The state Department of Natural Resources reports there were 17 boating-related deaths in Minnesota in 2016, and 18 last year, which was an 11-year high, the Star Tribune reported Tuesday.
“It’s good the numbers went down, but if we’re coming off an 11-year high, we’d hope it would be down,” said Lt. Adam Block, who oversees DNR conservation officers on popular lakes in the western Twin Cities area. “Anything more than zero is too many.”
Locally and nationally, alcohol is the top factor in boating deaths and accidents. Hennepin County Sheriff Rich Stanek said the solution is for boaters to be responsible. Boating while intoxicated citations jumped to 106 this year thanks to stricter enforcement, compared with 81 citations last year and 76 in 2014.
All three of the fatalities on Lake Minnetonka, the state’s most popular lake, involved intoxicated adults who weren’t wearing life jackets, Stanek said.
The number of nonfatal boating accidents also went up this year to 76 – the highest tally in eight years – compared with 71 last year.
Minnesota, which ranks No. 1 in the nation for boat ownership per capita, saw its 2015 uptick in boating-related deaths after an early ice-out and warm weather. This year’s warm days, an extended boating season and lower gas prices boosted boating traffic on lakes and rivers again.

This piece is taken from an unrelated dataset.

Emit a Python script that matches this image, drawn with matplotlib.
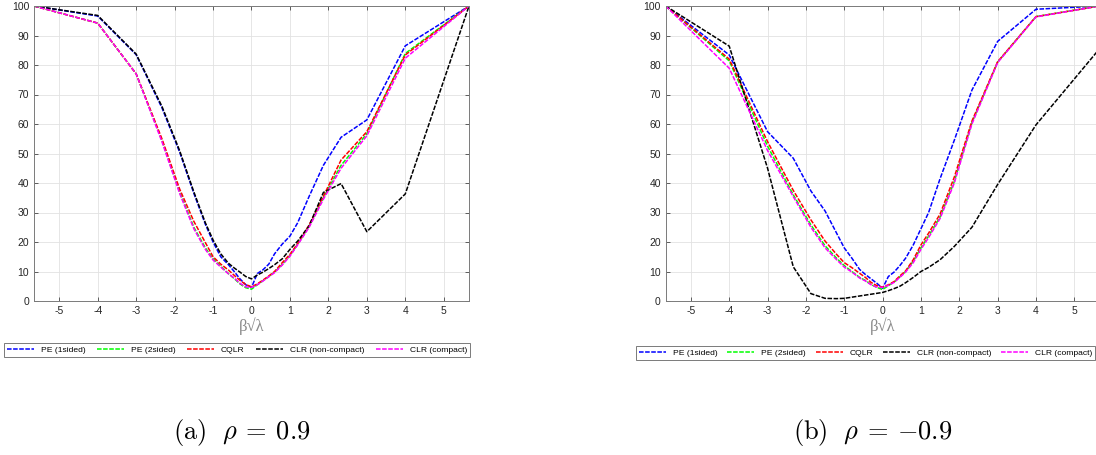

Coast Guard data show that Minnesota has a lower-than-average fatality rate compared with other states. And the number in recent years pales in comparison with those in the 1960s and ’70s, when Minnesota would record nearly 60 deaths a year then. The numbers fell over the following decades as education and enforcement ramped up.
“We are making great strides forward with educating folks,” Stan Linnell, the DNR’s boating and water safety manager.